In that case if we put :

xεA=p, xεB= q,how would we prove :

(pvq)vr =pv(qvr)?

Since pvq <=> (pvq)v(p^q)

#### Evgeny.Makarov

##### Well-known member
MHB Math Scholar
In that case if we put :

xεA=p, xεB= q,how would we prove :

(pvq)vr =pv(qvr)?
Associativity of disjunction holds for all propositions, not necessarily x ∈ A and x ∈ B. The way of proving it depends on axiomatics. In Boolean algebra, for example, this is an axiom.

#### solakis

##### Active member
Associativity of disjunction holds for all propositions, not necessarily x ∈ A and x ∈ B. The way of proving it depends on axiomatics. In Boolean algebra, for example, this is an axiom.
By the way:

In the axioms you suggested in Wikipedia ,two of them can be proved using the other axioms.
Those are the axioms of absorption and the axioms of associativity.

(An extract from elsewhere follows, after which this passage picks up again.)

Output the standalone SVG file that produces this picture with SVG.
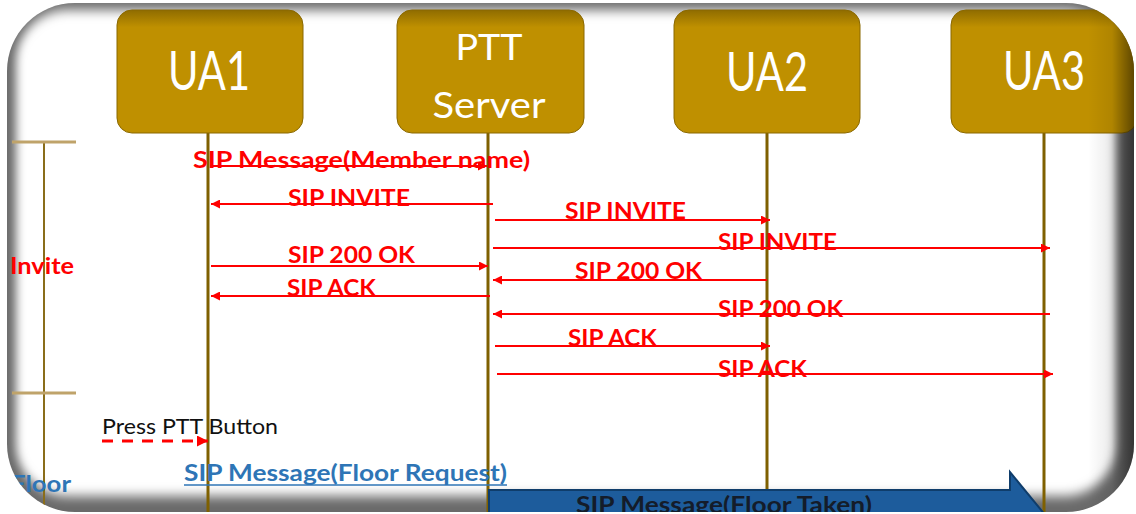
<svg xmlns="http://www.w3.org/2000/svg" width="1136" height="514" viewBox="0 0 1136 514">
  <style>
    .box { fill: url(#gold); stroke: #8a6800; stroke-width: 1; }
    .ntext { fill: #ffffff; font-family: Lato, "Open Sans", sans-serif; text-anchor: middle; }
    .life { stroke: #7f6000; stroke-width: 3; fill: none; }
    .msg { stroke: #ff0000; stroke-width: 2; fill: none; }
    .lbl { fill: #ff0000; font-family: Lato, "Open Sans", sans-serif; font-weight: bold; font-size: 23px; }
    .blue { fill: #2e75b6; font-family: Lato, "Open Sans", sans-serif; font-weight: bold; font-size: 23px; }
    .phase { stroke: #bfa36a; stroke-width: 3; }
    .phasev { stroke: #8a6d1a; stroke-width: 2; }
  </style>
  <defs>
    <clipPath id="frameClip">
      <rect x="7" y="3" width="1127" height="509" rx="68" ry="68"/>
    </clipPath>
    <filter id="soft" filterUnits="userSpaceOnUse" x="0" y="0" width="1136" height="514">
      <feGaussianBlur stdDeviation="5 6"/>
    </filter>
    <linearGradient id="gold" x1="0" y1="0" x2="0" y2="1">
      <stop offset="0" stop-color="#8f6c00"/>
      <stop offset="0.14" stop-color="#bf9000"/>
      <stop offset="1" stop-color="#bf9000"/>
    </linearGradient>
    <linearGradient id="rightShade" x1="0" y1="0" x2="1" y2="0">
      <stop offset="0" stop-color="#000" stop-opacity="0"/>
      <stop offset="0.5" stop-color="#000" stop-opacity="0.08"/>
      <stop offset="1" stop-color="#000" stop-opacity="0.55"/>
    </linearGradient>
    <marker id="ah" viewBox="0 0 10 10" refX="10" refY="5" markerWidth="9" markerHeight="9" markerUnits="userSpaceOnUse" orient="auto">
      <path d="M0,0 L10,5 L0,10 Z" fill="#ff0000"/>
    </marker>
    <marker id="ahd" viewBox="0 0 10 10" refX="10" refY="5" markerWidth="11" markerHeight="11" markerUnits="userSpaceOnUse" orient="auto">
      <path d="M0,0 L10,5 L0,10 Z" fill="#ff0000"/>
    </marker>
  </defs>

  <rect width="1136" height="514" fill="#ffffff"/>

  <g clip-path="url(#frameClip)">
    <!-- pillow-shaded panel -->
    <rect x="0" y="0" width="1136" height="514" fill="#6a6a6a"/>
    <rect x="16" y="10" width="1100" height="486" rx="52" fill="#ffffff" filter="url(#soft)"/>

    <!-- phase brackets -->
    <g id="phases">
      <line class="phasev" x1="44" y1="142" x2="44" y2="514"/>
      <line class="phase" x1="12" y1="142" x2="76" y2="142"/>
      <line class="phase" x1="12" y1="393" x2="76" y2="393"/>
      <text class="lbl" x="10" y="274" textLength="64" lengthAdjust="spacingAndGlyphs">Invite</text>
      <text class="blue" x="11" y="492" textLength="60" lengthAdjust="spacingAndGlyphs">Floor</text>
    </g>

    <!-- lifelines -->
    <g id="lifelines">
      <line class="life" x1="208" y1="133" x2="208" y2="514"/>
      <line class="life" x1="488" y1="133" x2="488" y2="514"/>
      <line class="life" x1="767" y1="133" x2="767" y2="514"/>
      <line class="life" x1="1044" y1="133" x2="1044" y2="514"/>
    </g>

    <!-- participants -->
    <g id="ua1">
      <rect class="box" x="117" y="10" width="186" height="123" rx="15"/>
      <text class="ntext" x="209" y="90" font-size="54" textLength="82" lengthAdjust="spacingAndGlyphs">UA1</text>
    </g>
    <g id="ptt-server">
      <rect class="box" x="397" y="10" width="187" height="123" rx="15"/>
      <text class="ntext" x="489" y="60" font-size="37" textLength="67" lengthAdjust="spacingAndGlyphs">PTT</text>
      <text class="ntext" x="489" y="118" font-size="37" textLength="113" lengthAdjust="spacingAndGlyphs">Server</text>
    </g>
    <g id="ua2">
      <rect class="box" x="674" y="10" width="186" height="123" rx="15"/>
      <text class="ntext" x="767" y="91" font-size="54" textLength="82" lengthAdjust="spacingAndGlyphs">UA2</text>
    </g>
    <g id="ua3">
      <rect class="box" x="951" y="10" width="186" height="123" rx="15"/>
      <text class="ntext" x="1044" y="90" font-size="54" textLength="82" lengthAdjust="spacingAndGlyphs">UA3</text>
    </g>

    <!-- signalling messages -->
    <g id="connectors">
      <line class="msg" x1="210" y1="166" x2="487" y2="166" marker-end="url(#ah)"/>
      <line class="msg" x1="493" y1="204" x2="211" y2="204" marker-end="url(#ah)"/>
      <line class="msg" x1="495" y1="220" x2="770" y2="220" marker-end="url(#ah)"/>
      <line class="msg" x1="493" y1="248" x2="1050" y2="248" marker-end="url(#ah)"/>
      <line class="msg" x1="211" y1="266" x2="488" y2="266" marker-end="url(#ah)"/>
      <line class="msg" x1="767" y1="280" x2="493" y2="280" marker-end="url(#ah)"/>
      <line class="msg" x1="490" y1="296" x2="211" y2="296" marker-end="url(#ah)"/>
      <line class="msg" x1="1050" y1="314" x2="493" y2="314" marker-end="url(#ah)"/>
      <line class="msg" x1="495" y1="346" x2="770" y2="346" marker-end="url(#ah)"/>
      <line class="msg" x1="497" y1="374" x2="1053" y2="374" marker-end="url(#ah)"/>
      <line x1="102" y1="441" x2="208" y2="441" stroke="#ff0000" stroke-width="3" stroke-dasharray="11 9" marker-end="url(#ahd)"/>
      <line x1="184" y1="485" x2="507" y2="485" stroke="#2e75b6" stroke-width="1.5"/>
      <path d="M489,490 L1010,490 L1010,472 L1055,527 L1010,582 L489,582 Z" fill="#1d5c9c" stroke="#0f3d6b" stroke-width="2"/>
    </g>

    <!-- message labels -->
    <g id="labels">
      <text class="lbl" x="193" y="168" textLength="337" lengthAdjust="spacingAndGlyphs">SIP Message(Member name)</text>
      <text class="lbl" x="288" y="206" textLength="122" lengthAdjust="spacingAndGlyphs">SIP INVITE</text>
      <text class="lbl" x="565" y="219" textLength="121" lengthAdjust="spacingAndGlyphs">SIP INVITE</text>
      <text class="lbl" x="718" y="250" textLength="119" lengthAdjust="spacingAndGlyphs">SIP INVITE</text>
      <text class="lbl" x="288" y="263" textLength="127" lengthAdjust="spacingAndGlyphs">SIP 200 OK</text>
      <text class="lbl" x="575" y="279" textLength="127" lengthAdjust="spacingAndGlyphs">SIP 200 OK</text>
      <text class="lbl" x="287" y="296" textLength="89" lengthAdjust="spacingAndGlyphs">SIP ACK</text>
      <text class="lbl" x="718" y="317" textLength="125" lengthAdjust="spacingAndGlyphs">SIP 200 OK</text>
      <text class="lbl" x="568" y="346" textLength="89" lengthAdjust="spacingAndGlyphs">SIP ACK</text>
      <text class="lbl" x="718" y="377" textLength="89" lengthAdjust="spacingAndGlyphs">SIP ACK</text>
      <text x="102" y="434" fill="#111111" font-family="Lato, 'Open Sans', sans-serif" font-size="22" textLength="176" lengthAdjust="spacingAndGlyphs">Press PTT Button</text>
      <text class="blue" x="184" y="481" textLength="323" lengthAdjust="spacingAndGlyphs">SIP Message(Floor Request)</text>
      <text x="576" y="513" fill="#141c2a" font-family="Lato, 'Open Sans', sans-serif" font-weight="bold" font-size="23" textLength="296" lengthAdjust="spacingAndGlyphs">SIP Message(Floor Taken)</text>
    </g>

    <!-- right-hand shading of the panel -->
    <rect x="1088" y="0" width="48" height="514" fill="url(#rightShade)"/>
  </g>
</svg>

I will prove the axioms of absorption and i will leave it to you to prove the axioms of associativity.

proof:

1) x^(xvy)

2) (xv0)^(xvy)..........using the axiom of identity:av0=a

3) xv(0^y)..............using the axiom of distributivity: av(b^c) = (avb)^(avc)

4) xv(y^0).............using the axiom of commutativity: a^b=b^a

5) xv[(y^0)v0].........using the axiom of identity:av0=a

6) xv[(y^0)v(y^y')]........using the axiom of complements: a^a' = 0 (Note a' is the comlement of a)

7) xv[y^(0vy')]..............using the axiom of distributivity : a^(bvc) = (a^b)v(a^c)

8) xv[y^(y'v0)]..............using the axiom of commutativity: avb=bva

9) xv(y^y') ...................using the axiom of identity: av0=a

10) xv0 .......................using the axiom of complements :y^y'=0

11) x............................using the axiom of identity: av0=a

Also due to the duolity principle we have:

xv(x^y)= x

#### MarkFL

Staff member
...
I will prove the axioms of absorption and i will leave it to you to prove the axioms of associativity....
I'm just curious, why are you leaving work to be done by Evgeny.Makarov?

#### solakis

##### Active member
I'm just curious, why are you leaving work to be done by Evgeny.Makarov?
You mean always or just this time ?

#### MarkFL

Just this one particular instance, the part of your post that I quoted. I was just curious.